The Iran-backed group has been in talks with UN officials about accessing the FSO Safer tanker for months, but UN spokesman Stephane Dujarric said an official letter from the Iran-backed group on Saturday confirmed that it could finally go ahead.
"It represents an important step forward in this critical work," Mr Dujarric said on Tuesday.
"The objective of the UN-led expert mission is to assess the vessel and undertake initial light maintenance as well as to formulate recommendations on what further action is required to neutralise the risk of an oil spill."

UN experts are now arranging a team of engineers and ordering the gear needed to repair the vessel, which has been stranded off Yemen's Red Sea oil terminal of Ras Issa for more than five years, Mr Dujarric said.
They expect to board the ship in January or early February next year, the spokesman said.
"Now that the UN proposal for the expert mission has been agreed, mission planning will immediately pivot towards deployment and deployment preparations," Mr Dujarric said.
"This includes the procurement of necessary equipment, entry permits for all staff, agreement on the work order system on board and logistical planning."
The rusting tanker is loaded with about 1.1 million barrels of crude oil, meaning it could spill four times as much oil as the 1989 Exxon Valdez disaster near Alaska, according to the world body.
In May, a leak into the ship's engine room threatened to destabilise it.
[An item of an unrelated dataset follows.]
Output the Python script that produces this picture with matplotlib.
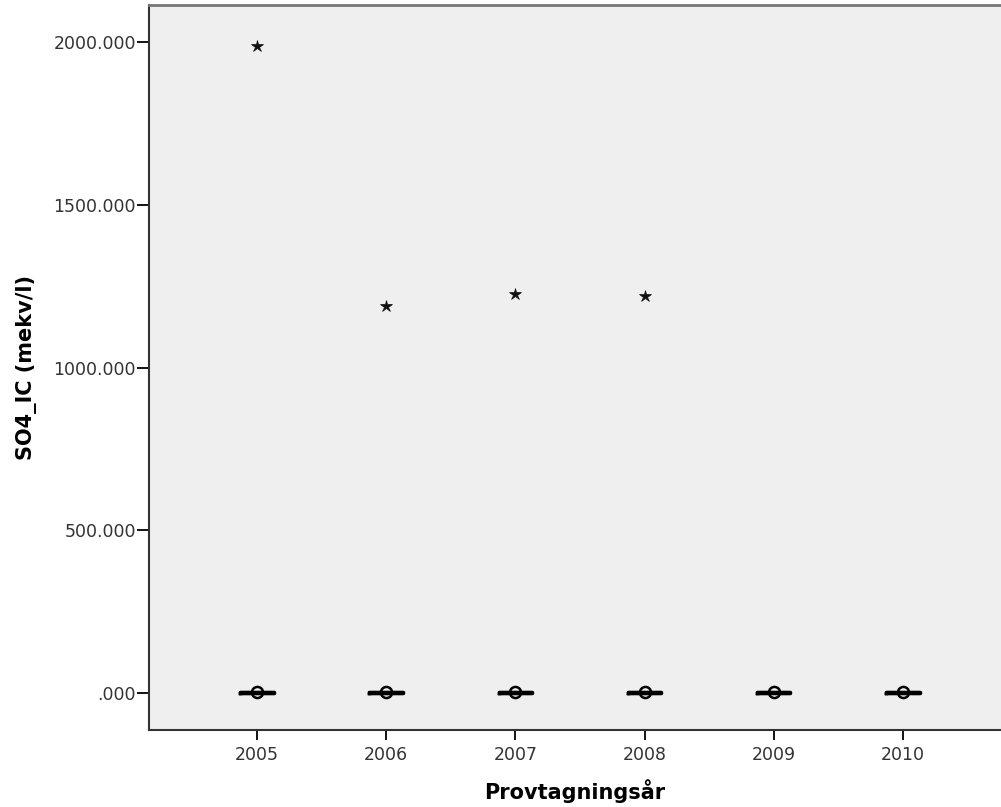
import matplotlib
matplotlib.use("Agg")
import matplotlib.pyplot as plt

plt.rcParams['font.family'] = ['DejaVu Sans']

# Data
years = [2005, 2006, 2007, 2008, 2009, 2010]
q1 = [0.5, 0.5, 0.5, 0.5, 0.5, 0.5]
median = [1.0, 1.0, 1.0, 1.0, 1.0, 1.0]
q3 = [1.6, 1.6, 1.6, 1.6, 1.6, 1.6]
whis_lo = [0.2, 0.2, 0.2, 0.2, 0.2, 0.2]
whis_hi = [3.0, 3.0, 3.0, 3.0, 3.0, 3.0]
outlier_years = [2005, 2006, 2007, 2008, 2009, 2010]
outlier_vals = [4.0, 4.0, 4.0, 4.0, 4.0, 4.0]
extreme_years = [2005, 2006, 2007, 2008]
extreme_vals = [1988, 1190, 1227, 1221]
ytick_vals = [0, 500, 1000, 1500, 2000]
ytick_labels = [".000", "500.000", "1000.000", "1500.000", "2000.000"]

fig = plt.figure(figsize=(10.01, 8.07), dpi=100)
ax = fig.add_axes([0.1489, 0.0954, 0.8511, 0.8984])
ax.set_facecolor('#efefef')

stats = []
for i in range(len(years)):
    stats.append({'med': median[i], 'q1': q1[i], 'q3': q3[i],
                  'whislo': whis_lo[i], 'whishi': whis_hi[i], 'fliers': []})
ax.bxp(stats, positions=years, widths=0.26, showcaps=True,
       boxprops=dict(color='black', linewidth=2.5),
       medianprops=dict(color='black', linewidth=3),
       whiskerprops=dict(color='black', linewidth=2),
       capprops=dict(color='black', linewidth=2))

ax.plot(outlier_years, outlier_vals, 'o', markerfacecolor='none',
        markeredgecolor='black', markersize=8, markeredgewidth=1.8)
ax.plot(outlier_years, outlier_vals, '.', color='black', markersize=2)
ax.plot(extreme_years, extreme_vals, '*', color='#111111',
        markersize=9, markeredgewidth=0.5)

ax.set_xlim(2004.164, 2010.76)
ax.set_ylim(-113.7, 2113.7)
ax.set_xticks(years)
ax.set_xticklabels([str(y) for y in years], fontsize=12.5)
ax.set_yticks(ytick_vals)
ax.set_yticklabels(ytick_labels, fontsize=12.5)
ax.tick_params(axis='y', direction='out', length=9, width=1.3, color='black',
               labelcolor='#333333', pad=0.5)
ax.tick_params(axis='x', direction='out', length=7.5, width=1.3, color='black',
               labelcolor='#333333', pad=4)

for side in ['left', 'bottom']:
    ax.spines[side].set_color('#333333')
    ax.spines[side].set_linewidth(1.5)
ax.spines['top'].set_color('#777777')
ax.spines['top'].set_linewidth(2)
ax.spines['right'].set_visible(False)

ax.set_xlabel('Provtagningsår', fontsize=15, fontweight='bold', labelpad=11)
ax.set_ylabel('SO4_IC (mekv/l)', fontsize=15, fontweight='bold', labelpad=12)

fig.savefig('out.png', dpi=100, facecolor='white')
Divers from the Safer Corporation managed to plug that leak, but experts say that the tanker could rupture at any time.
The Houthis previously let UN teams inspect the vessel for repairs but then changed their minds. Last year, the group cancelled a UN engineering visit a day before the agreed departure date.
Yemen has been riven by conflict since the Iran-allied Houthi group ousted the government from the capital Sanaa in 2014. A Saudi Arabia-led military coalition in 2015 intervened in an attempt to restore the government.